Yukon River: Tributaries Sum to Whole

Frederick, Zanden A 1 ; Anderson, Suzanne P 2 ; Striegl, Rob G 3

1 University of Colorado, Boulder Department of Geography & INSTAAR
2 University of Colorado, Boulder Department of Geography & INSTAAR
3 US Geological Survey, Denver, CO

Investigations of hydrology and hydrochemistry of remote river basins are hampered by the lack of discharge and chemistry data. In large basins, a further issue is unraveling landscape and other controls on solute loads. This study uses tributary basin characteristics and point samples of solute chemistry to assess spatial patterns in annual solute yields.

First we show that annual discharge of the Yukon River can be computed by summing calculated annual discharges from 42 predominantly ungaged tributaries (Fig. 1). Annual discharge is calculated from basin area and average annual precipitation specific to that area using the regionalization of streamflow statistics method [1]. The success of this calculation shows that groundwater, ET, and storage are generally integrated throughout the basin. We estimate a total annual discharge for the Yukon River of 211 km^3 yr^-1 which compares favorably to the instrument record.

Next, annual loads for 11 solutes are determined by combining annual discharge with point measurements of solute concentrations. The summed contributions of tributary waters show that the Yukon River discharges approximately 33x10^12g of dissolved solids each year at Pilot Station. The solutes are dominated by cations calcium and magnesium (5.66x10^12 and 1.42x10^12g yr^-1) and anions bicarbonate and sulfate (17.2x10^12 and 5.42x10^12g yr^-1). These calculated loads compare well with loads calculated using the LOADEST computer program [2] based on daily discharge and 34 instantaneous solute concentration measurements made at the USGS gage near the Yukon River mouth (Fig. 2). Calculated loads were also compared with LOADEST loads at two other stations along the mainstem of the Yukon showing an average difference of 9% for all solutes.

These findings show that annual solute yields for a major subarctic river can be determined from tributary basins using calculated discharges and distributed point measurements of solute concentration.

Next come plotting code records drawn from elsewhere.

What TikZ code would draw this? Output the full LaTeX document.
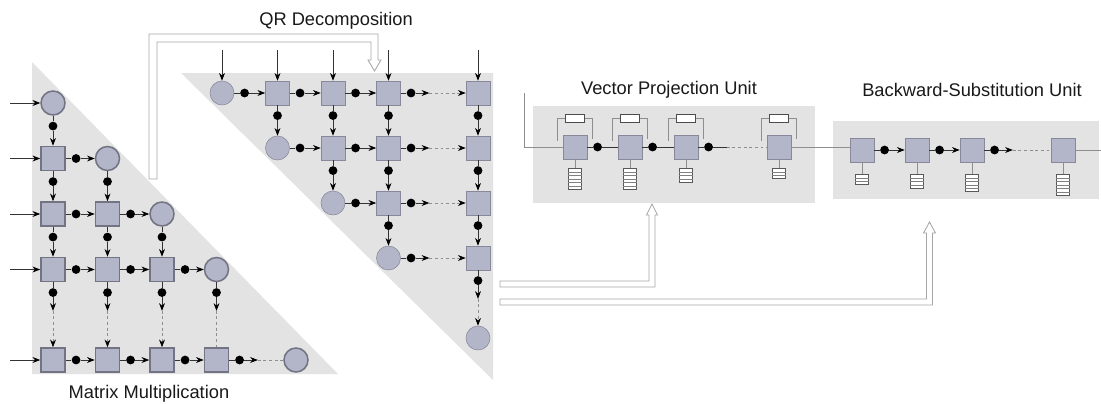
\documentclass[tikz,border=0pt]{standalone}
\usepackage{fontspec}
\setmainfont{Liberation Sans}
\usetikzlibrary{arrows.meta,positioning,calc}
\definecolor{bggray}{HTML}{E3E3E3}
\definecolor{pefill}{HTML}{B3B5C9}
\definecolor{pedraw}{HTML}{87889A}
\definecolor{wiregray}{HTML}{333333}
\definecolor{feedgray}{HTML}{8E8E8E}
\definecolor{hollowgray}{HTML}{A6A6A6}
\tikzset{
    icell/.style = {draw=pedraw, fill=pefill, rectangle,
        minimum size=0.6cm, inner sep=0pt},
    bcell/.style = {draw=pedraw, fill=pefill, circle,
        minimum size=0.6cm, inner sep=0pt},
    mmcell/.style = {line width=1.1pt, draw=pedraw!85!black},
    dot/.style = {circle, fill=black, inner sep=0pt, minimum size=0.22cm},
    wire/.style = {draw=wiregray, line width=0.5pt},
    skipline/.style = {draw=feedgray, line width=0.5pt, dash pattern=on 2pt off 2pt},
    feed/.style = {draw=feedgray, line width=0.6pt},
    reg/.style = {draw=black!70, fill=white, rectangle,
        minimum width=0.475cm, minimum height=0.2cm, inner sep=0pt},
    stack/.style = {draw=black!65, fill=white, rectangle,
        minimum width=0.31cm, inner sep=0pt, line width=0.5pt},
    stackline/.style = {draw=black!50, line width=0.4pt},
    hollow/.style = {draw=hollowgray, fill=white, line width=0.6pt},
    bg/.style = {fill=bggray},
    title/.style = {font=\fontsize{13}{15}\selectfont, text=black!90, anchor=base}
}
\newcommand{\hlink}[3][->]{%
    \node [dot, right=0.14cm of #2] (d) {};
    \draw [wire] (#2) -- (d);
    \draw [wire,#1] (d) -- (#3);
}
\newcommand{\vlink}[2]{%
    \node [dot, below=0.14cm of #1] (d) {};
    \draw [wire] (#1) -- (d);
    \draw [wire,->] (d) -- (#2);
}
\newcommand{\hlinkskip}[4]{%
    \node [dot, right=0.14cm of #1] (d) {};
    \coordinate [right=0.34cm of d] (m);
    \draw [wire] (#1) -- (d);
    \draw [wire,#3] (d) -- (m);
    \draw [skipline,#4] (m) -- (#2);
}
\newcommand{\vlinkskip}[3]{%
    \node [dot, below=0.14cm of #1] (d) {};
    \coordinate [below=0.34cm of d] (m);
    \draw [wire] (#1) -- (d);
    \draw [wire,->] (d) -- (m);
    \draw [skipline,#3] (m) -- (#2);
}
\newcommand{\regfile}[4]{%
    \node [stack, minimum height=#3*0.085cm, below=#4 of #1] (#2) {};
    \foreach \cellno in {2,...,#3} {
        \pgfmathsetmacro\frac{(\cellno-1)/#3}
        \draw [stackline] ($(#2.north west)!\frac!(#2.south west)$) -- ($(#2.north east)!\frac!(#2.south east)$);
    }
    \draw [feed] (#1) -- (#2);
}
\newcommand{\feedback}[2]{%
    \draw [feed] ([xshift=-0.45cm,yshift=-0.15cm]#1.north) |- (#2.west);
    \draw [feed] (#2.east) -| ([xshift=0.425cm,yshift=-0.1cm]#1.north);
}

\begin{document}
\begin{tikzpicture}[x=0.025cm, y=-0.025cm, >={Stealth[length=5.5pt,width=4.2pt,color=black]}]
    \useasboundingbox (0,0) rectangle (1101,403);

    \fill [bg] (32,62) -- (32,374) -- (338,374) -- cycle;
    \fill [bg] (181,73) -- (493,73) -- (493,380) -- cycle;
    \fill [bg] (533,106) rectangle (815,203);
    \fill [bg] (833,121) rectangle (1099,199);

    \draw [hollow] (149,179) -- (149,34) -- (378,34) -- (378,60) -- (381,60) -- (374.5,71)
        -- (368,60) -- (371,60) -- (371,42) -- (157,42) -- (157,179) -- cycle;
    \draw [hollow] (500,281) -- (649,281) -- (649,215) -- (646.5,215) -- (652,204)
        -- (657.5,215) -- (655,215) -- (655,287) -- (500,287) -- cycle;
    \draw [hollow] (500,299) -- (926.5,299) -- (926.5,233) -- (923.5,233) -- (929.5,222)
        -- (935.5,233) -- (932.5,233) -- (932.5,305) -- (500,305) -- cycle;

    \node [title] (mmtitle) at (149,398) {Matrix Multiplication};
    \node [title] (qrtitle) at (336,25) {QR Decomposition};
    \node [title] (vptitle) at (669,94) {Vector Projection Unit};
    \node [title] (bstitle) at (972,96.5) {Backward-Substitution Unit};

    \foreach \row/\y in {1/103,2/158.5,3/214,4/269.5,5/360} {
        \coordinate (in\row) at (10,\y);
        \foreach \col/\x in {1/53,2/107.5,3/162,4/216.5} {
            \ifnum\col<\row \node [icell,mmcell] (mm\row\col) at (\x,\y) {}; \fi
            \ifnum\col=\row \node [bcell,mmcell] (mm\row\col) at (\x,\y) {}; \fi
        }
        \draw [wire,->] (in\row) -- (mm\row1);
    }
    \node [bcell,mmcell] (mm55) at (296,360) {};
    \foreach \row/\col/\nxt in {2/1/2,3/1/2,3/2/3,4/1/2,4/2/3,4/3/4,5/1/2,5/2/3,5/3/4}
        {\hlink{mm\row\col}{mm\row\nxt}}
    \hlinkskip{mm54}{mm55}{->}{-}
    \foreach \col/\row/\nxt in {1/1/2,1/2/3,1/3/4,2/2/3,2/3/4,3/3/4}
        {\vlink{mm\row\col}{mm\nxt\col}}
    \foreach \col in {1,2,3} {\vlinkskip{mm4\col}{mm5\col}{->}}
    \vlinkskip{mm44}{mm54}{-}

    \foreach \row/\y in {1/93,2/148,3/203,4/258} {
        \foreach \col/\x in {1/222,2/277.5,3/333,4/388.5,5/478} {
            \ifnum\col=\row \node [bcell] (qr\row\col) at (\x,\y) {}; \fi
            \ifnum\col>\row \node [icell] (qr\row\col) at (\x,\y) {}; \fi
        }
    }
    \node [bcell] (qr55) at (478,338) {};
    \foreach \col/\x in {1/222,2/277.5,3/333,4/388.5,5/478} {
        \coordinate (top\col) at (\x,50);
        \draw [wire,->] (top\col) -- (qr1\col);
    }
    \foreach \row/\col/\nxt in {1/1/2,1/2/3,1/3/4,2/2/3,2/3/4,3/3/4}
        {\hlink{qr\row\col}{qr\row\nxt}}
    \foreach \row in {1,...,4} {\hlinkskip{qr\row4}{qr\row5}{->}{->}}
    \foreach \col/\row/\nxt in {2/1/2,3/1/2,3/2/3,4/1/2,4/2/3,4/3/4,5/1/2,5/2/3,5/3/4}
        {\vlink{qr\row\col}{qr\nxt\col}}
    \vlinkskip{qr45}{qr55}{->}

    \foreach \k/\x/\cells in {1/575/6,2/630/6,3/686/4,4/779/3} {
        \node [icell] (vp\k) at (\x,147) {};
        \node [reg, above=0.3cm of vp\k] (rg\k) {};
        \feedback{vp\k}{rg\k}
        \regfile{vp\k}{vs\k}{\cells}{0.225cm}
    }
    \hlink[-]{vp1}{vp2}
    \hlink[-]{vp2}{vp3}
    \hlinkskip{vp3}{vp4}{-}{-}
    \coordinate (vpin) at (524,93);
    \draw [feed] (vpin) |- (vp1);

    \foreach \k/\x/\cells in {1/862/3,2/917/4,3/972/5,4/1063/6} {
        \node [icell] (bs\k) at (\x,150) {};
        \regfile{bs\k}{bst\k}{\cells}{0.3cm}
    }
    \hlink{bs1}{bs2}
    \hlink{bs2}{bs3}
    \hlinkskip{bs3}{bs4}{->}{-}
    \coordinate (bsout) at (1101,150);
    \draw [feed] (bs4) -- (bsout);
    \draw [feed] (vp4.east) -- (vp4.east -| bs1.west);
\end{tikzpicture}
\end{document}
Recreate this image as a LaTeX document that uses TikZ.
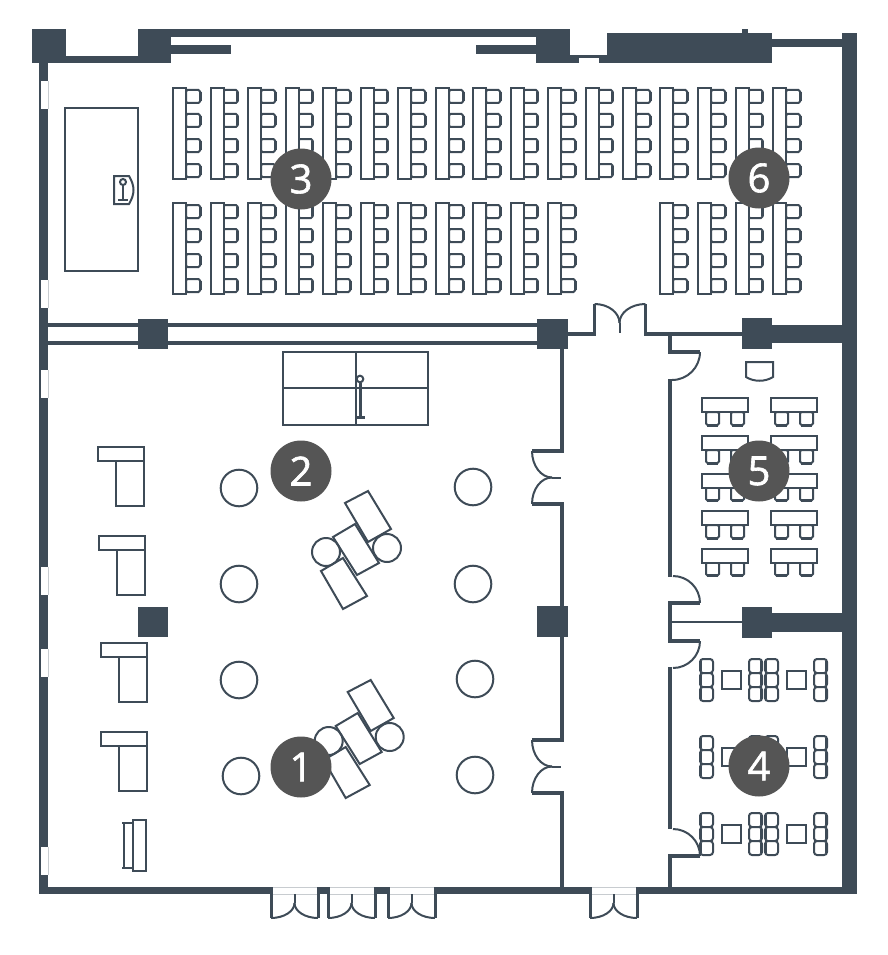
\documentclass[tikz,border=0pt]{standalone}
\usepackage{fontspec}
\setmainfont[FakeBold=1.5]{Open Sans}
\definecolor{wallcol}{HTML}{3E4B57}
\definecolor{badgecol}{HTML}{555555}
\definecolor{glasscol}{HTML}{C8CCD0}
\tikzset{
    wall/.style = {fill=wallcol,draw=none},
    glass/.style = {fill=white,draw=none},
    wallline/.style = {draw=wallcol,line width=3.5},
    furn/.style = {draw=wallcol,line width=2},
    badge/.style = {circle,fill=badgecol,text=white,minimum size=61,inner sep=0,font=\fontsize{40}{40}\selectfont},
    chairright/.pic = {
        \draw[furn,rounded corners=1.5,fill=white] (0,0) -- (14,0) -- (14,13) -- (0,13) -- cycle;
        \draw[wallcol,line width=3] (14,2) -- (14,11);
        },
    chairdown/.pic = {
        \draw[furn,rounded corners=1.5,fill=white] (0,-1) -- (0,12) -- (13,12) -- (13,-1) -- cycle;
        \draw[wallcol,line width=3] (1,12) -- (12,12);
        },
    seat/.pic = {
        \draw[furn,rounded corners=3,fill=white] (0,0) rectangle (13,14);
        \draw[wallcol,line width=2.6] (#1,2) -- (#1,12);
        },
    deskcol/.pic = {
        \foreach \dy in {2,26,51,76} { \pic at (13,\dy) {chairright}; }
        \draw[furn,fill=white] (0,0) rectangle (13,91);
        },
    deskrow/.pic = {
        \pic at (4,15) {chairdown};
        \pic at (29,15) {chairdown};
        \draw[furn,fill=white] (0,0) rectangle (46,14);
        },
    sofa/.pic = {
        \draw[furn] (0,0) rectangle (46,14);
        \draw[furn] (18,14) -- (18,59) -- (46,59) -- (46,14);
        },
    tablegroup/.pic = {
        \draw[furn] (326,552) circle (14);
        \draw[furn] (387,548) circle (14);
        \draw[furn] (333,537) -- (355,524) -- (379,563) -- (357,575) -- cycle;
        \draw[furn] (345,503) -- (368,491) -- (391,529) -- (368,542) -- cycle;
        \draw[furn] (321,571) -- (343,558) -- (367,596) -- (343,609) -- cycle;
        },
}

\begin{document}
\begin{tikzpicture}[
        x = 1pt,
        y = -1pt,
        ]
        \useasboundingbox (0,0) rectangle (887,955);

        % Outer walls
        \fill[wall] (32,29) rectangle (66,63);
        \fill[wall] (138,29) rectangle (171,63);
        \fill[wall] (66,56) rectangle (138,63);
        \fill[wall] (171,29) rectangle (536,37);
        \fill[wall] (171,45) rectangle (231,54);
        \fill[wall] (476,45) rectangle (536,54);
        \fill[wall] (536,29) rectangle (570,63);
        \fill[wall] (570,55) rectangle (607,63);
        \fill[glass] (579,58) rectangle (599,63);
        \fill[wall] (607,33) rectangle (772,63);
        \fill[wall] (742,29) rectangle (748,33);
        \fill[wall] (772,39) rectangle (842,47);
        \fill[wall] (842,33) rectangle (857,894);
        \fill[wall] (39,63) rectangle (48,894);

        % Windows
        \foreach \wy in {81,280,370,567,649,847} {
            \fill[glass] (41,\wy) rectangle (48,\wy+28);
            \draw[glasscol,line width=0.7] (48,\wy) -- (48,\wy+28);
        }

        % Bottom wall
        \fill[wall] (39,887) rectangle (271,894);
        \fill[wall] (318,887) rectangle (328,894);
        \fill[wall] (375,887) rectangle (388,894);
        \fill[wall] (435,887) rectangle (590,894);
        \fill[wall] (637,887) rectangle (857,894);

        % Outer doors
        \foreach \dx in {271,328,388,590} {
            \draw[glasscol,line width=0.6] (\dx,887) -- (\dx+47,887);
            \draw[glasscol,line width=0.6] (\dx,894) -- (\dx+47,894);
            \draw[wallcol,line width=3] (\dx,887) -- (\dx,918);
            \draw[wallcol,line width=3] (\dx+47,887) -- (\dx+47,918);
            \draw[furn] (\dx,918) arc[start angle=90,end angle=0,x radius=23.5,y radius=15];
            \draw[furn] (\dx+47,918) arc[start angle=90,end angle=180,x radius=23.5,y radius=15];
            \draw[furn] (\dx+23.5,903) -- (\dx+23.5,894);
        }

        % Inner walls
        \draw[wallcol,line width=3.6] (48,325) -- (540,325);
        \draw[wallcol,line width=3.6] (48,343) -- (540,343);
        \fill[wall] (138,319) rectangle (168,349);
        \fill[wall] (537,319) rectangle (568,349);
        \fill[wall] (742,318) rectangle (772,349);
        \fill[wall] (772,325) rectangle (842,343);
        \fill[wall] (742,607) rectangle (772,638);
        \fill[wall] (772,613) rectangle (842,632);
        \fill[wall] (537,606) rectangle (568,637);
        \draw[wallline] (568,334) -- (594.5,334) -- (594.5,304);
        \draw[wallline] (742,334) -- (645.5,334) -- (645.5,304);
        \draw[furn] (594.5,304) arc[start angle=-90,end angle=0,x radius=25,y radius=19];
        \draw[furn] (645.5,304) arc[start angle=-90,end angle=-180,x radius=26,y radius=19];
        \draw[furn] (619.5,323) -- (619.5,333);

        % Corridor left wall
        \draw[wallline] (562,349) -- (562,451) -- (532,451);
        \draw[wallline] (532,504) -- (562,504) -- (562,740) -- (532,740);
        \draw[wallline] (532,793) -- (562,793) -- (562,888);
        \foreach \ty in {451,740} {
            \draw[furn] (532,\ty) arc[start angle=180,end angle=90,x radius=20,y radius=26.5];
            \draw[furn] (532,\ty+53) arc[start angle=180,end angle=270,x radius=20,y radius=26.5];
            \draw[furn] (552,\ty+26.5) -- (561,\ty+26.5);
        }

        % Corridor right wall
        \draw[wallline] (670,335) -- (670,352) -- (700,352);
        \draw[wallline] (670,379) -- (670,577);
        \draw[wallline] (700,603) -- (670,603) -- (670,641) -- (700,641);
        \draw[wallline] (670,667) -- (670,829);
        \draw[wallline] (700,856) -- (670,856) -- (670,888);
        \draw[furn] (672,622) -- (742,622);
        \draw[furn] (700,352) arc[start angle=0,end angle=90,radius=28];
        \draw[furn] (700,603) arc[start angle=0,end angle=-90,radius=27];
        \draw[furn] (700,641) arc[start angle=0,end angle=90,radius=27];
        \draw[furn] (700,856) arc[start angle=0,end angle=-90,radius=27];

        % Room 3 and 6
        \draw[furn] (65,108) rectangle (138,271);
        \draw[furn] (114,176) -- (129,176) .. controls (135,186) and (135,194) .. (129,204) -- (114,204) -- cycle;
        \draw[furn] (123,182) circle (3);
        \draw[wallcol,line width=2.2] (123,185) -- (123,200);
        \draw[wallcol,line width=2.4] (118,200) -- (128,200);
        \foreach \cx in {173,210.5,248,285.5,323,360.5,398,436,473,510.5,548,585.5,623,660,698,735.5,773} {
            \pic at (\cx,88) {deskcol};
        }
        \foreach \cx in {173,210.5,248,285.5,323,360.5,398,436,473,510.5,548,660,698,735.5,773} {
            \pic at (\cx,203) {deskcol};
        }

        % Room 2 and 1
        \draw[furn] (283,352) rectangle (428,425);
        \draw[furn] (356,352) -- (356,425);
        \draw[furn] (283,388) -- (428,388);
        \draw[furn,fill=white] (360,379) circle (3.3);
        \draw[wallcol,line width=3] (360,383) -- (360,417);
        \draw[wallcol,line width=3] (357,417) -- (365,417);
        \foreach \px/\py in {239/488,239/584,239/680,241/776,473/487,473/584,475/679,475/775} {
            \draw[furn] (\px,\py) circle (18.3);
        }
        \pic at (0,0) {tablegroup};
        \pic at (2.7,189) {tablegroup};
        \pic at (98,447) {sofa};
        \pic at (99,536) {sofa};
        \pic at (101,643) {sofa};
        \pic at (101,732) {sofa};
        \fill[wall] (138,607) rectangle (168,637);
        \draw[furn] (133,820) rectangle (146,871);
        \draw[furn] (124,823) -- (124,868);
        \draw[wallcol,line width=2.6] (122,823) -- (133,823);
        \draw[wallcol,line width=2.6] (122,868) -- (133,868);

        % Room 5
        \draw[furn] (746,362) -- (773,362) -- (773,377) .. controls (765,382) and (754,382) .. (746,377) -- cycle;
        \foreach \ry in {398,436,473.5,511,548.5} {
            \pic at (702,\ry) {deskrow};
            \pic at (771,\ry) {deskrow};
        }

        % Room 4
        \foreach \ry in {0,77,154} {
            \foreach \sy in {659,673,687} {
                \pic at (700,\sy+\ry) {seat=1};
                \pic at (749,\sy+\ry) {seat=12};
                \pic at (765,\sy+\ry) {seat=1};
                \pic at (814,\sy+\ry) {seat=12};
            }
            \draw[furn] (722,671+\ry) rectangle (741,689+\ry);
            \draw[furn] (787,671+\ry) rectangle (806,689+\ry);
        }

        % Room numbers
        \node[badge] (roomone) at (301,767) {1};
        \node[badge] (roomtwo) at (301,471) {2};
        \node[badge] (roomthree) at (301,179) {3};
        \node[badge] (roomfour) at (759,766) {4};
        \node[badge] (roomfive) at (759,471) {5};
        \node[badge] (roomsix) at (759,178) {6};
    \end{tikzpicture}
\end{document}
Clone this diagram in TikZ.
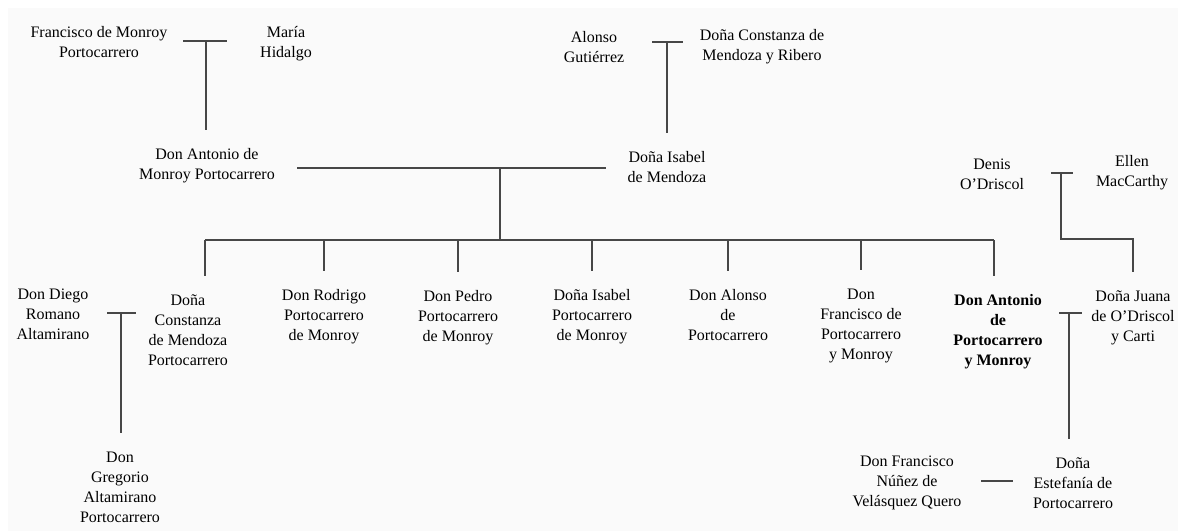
\documentclass[tikz,border=0pt]{standalone}
\usepackage{fontspec}
\setmainfont{Liberation Serif}
\usepackage{tikz}
\tikzstyle{person} = [align=center, inner sep=0pt, outer ysep=16pt, font=\fontsize{13.66pt}{17pt}\selectfont]
\tikzstyle{heir} = [person, font=\fontsize{13.66pt}{17pt}\selectfont\bfseries]
\tikzstyle{line} = [draw=black!72, line width=0.9pt]

\begin{document}
\begin{tikzpicture}[x=0.03cm, y=-0.03cm]
\useasboundingbox (0,0) rectangle (1178,531);
\fill[black!2] (8,8) rectangle (1178,531);
%定义人物节点
\node[person](francisco) at (99,42){Francisco de Monroy\\Portocarrero};
\node[person](maria) at (286,44){María\\Hidalgo};
\node[person](alonso) at (594,47){Alonso\\Gutiérrez};
\node[person](constanzaM) at (762,47){Doña Constanza de\\Mendoza y Ribero};
\node[person](antonio) at (207,166){Don Antonio de\\Monroy Portocarrero};
\node[person](isabel) at (667,167){Doña Isabel\\de Mendoza};
\node[person](denis) at (992,174){Denis\\O'Driscol};
\node[person](ellen) at (1132,173){Ellen\\MacCarthy};
\node[person](diego) at (53,314){Don Diego\\Romano\\Altamirano};
\node[person](c1) at (188,330){Doña\\Constanza\\de Mendoza\\Portocarrero};
\node[person](c2) at (324,317){Don Rodrigo\\Portocarrero\\de Monroy};
\node[person](c3) at (458,318){Don Pedro\\Portocarrero\\de Monroy};
\node[person](c4) at (592,317){Doña Isabel\\Portocarrero\\de Monroy};
\node[person](c5) at (728,315){Don Alonso\\de\\Portocarrero};
\node[person](c6) at (861,326){Don\\Francisco de\\Portocarrero\\y Monroy};
\node[heir](c7) at (998,332){Don Antonio\\de\\Portocarrero\\y Monroy};
\node[person](juana) at (1133,318){Doña Juana\\de O'Driscol\\y Carti};
\node[person](gregorio) at (120,487){Don\\Gregorio\\Altamirano\\Portocarrero};
\node[person](nunez) at (907,483){Don Francisco\\Núñez de\\Velásquez Quero};
\node[person](estefania) at (1073,483){Doña\\Estefanía de\\Portocarrero};
\coordinate (fmL) at (183,41);
\coordinate (fmR) at (227,41);
\coordinate (fmM) at (206,41);
\coordinate (agL) at (652,42);
\coordinate (agR) at (683,42);
\coordinate (agM) at (667,42);
\coordinate (aiL) at (297,168);
\coordinate (aiR) at (606,168);
\coordinate (aiM) at (500,168);
\coordinate (kL) at (205,240);
\coordinate (kR) at (994,240);
\coordinate (doL) at (1051,173);
\coordinate (doR) at (1073,173);
\coordinate (doM) at (1061,173);
\coordinate (doK) at (1061,239);
\coordinate (ajL) at (1059,313);
\coordinate (ajR) at (1082,313);
\coordinate (ajM) at (1069,313);
\coordinate (feL) at (981,481);
\coordinate (feR) at (1013,481);
\coordinate (dcL) at (107,313);
\coordinate (dcR) at (136,313);
\coordinate (dcM) at (121,313);
%连接线
\draw [line] (fmL) -- (fmR);
\draw [line] (fmM) -- (fmM |- antonio.north);
\draw [line] (agL) -- (agR);
\draw [line] (agM) -- (agM |- isabel.north);
\draw [line] (aiL) -- (aiR);
\draw [line] (aiM) -- (aiM |- kL);
\draw [line] (kL) -- (kR);
\draw [line] (kL) -- (kL |- c1.north);
\foreach \c in {c2,c3,c4,c5,c6}
  \draw [line] (\c.north |- kL) -- (\c.north);
\draw [line] (kR) -- (kR |- c7.north);
\draw [line] (doL) -- (doR);
\draw [line] (doM) -- (doK) -- (doK -| juana.north) -- (juana.north);
\draw [line] (ajL) -- (ajR);
\draw [line] (ajM) -- (ajM |- estefania.north);
\draw [line] (feL) -- (feR);
\draw [line] (dcL) -- (dcR);
\draw [line] (dcM) -- (dcM |- gregorio.north);
\end{tikzpicture}
\end{document}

This work provides the basis for analyzing the spatial controls on solute yields within the Yukon River basin, such as the distribution of rock types, permafrost, vegetation zones, and tributary size.

[1] Parks, B. & Madison, R. J. (1985), Estimation of Selected Flow and Water-quality Characteristics of Alaskan Rivers, US Geological Survey Water-resources Investigations Report, 84-4247.

[2] Runkel, R. L.; Crawford, C. G. & Cohn, T. A. (2004), Load estimator (LOADEST): a FORTRAN program for estimating constituent loads in streams and rivers, US Geological Survey Techniques and Methods, book 4, chap A5


Fig 1. Calculated and measured average annual discharge (QA) for the Yukon River. Distance in km along the bottom axis is length of river course from the outlet of Atlin Lake, BC (source). Black bars indicate individual tributary discharge and the thick grey line is cumulative discharge. X’s mark measured QA for each year of study at the three fixed station sites near Eagle, Stevens Village, and Pilot Station, Alaska. "Error" bars show the minimum and maximum QA measured at those sites over the entire instrument record: 56, 29, and 26 years respectively.


Fig 2. Comparison between selected solute loads determined by summing tributary inputs (Closed symbols, dotted line) and LOADEST computer program calculations (open symbols and solid line) at three locations along the Yukon River. Tributary loads are average annual and those calculated by LOADEST are average annual for water years 2001 through 2005.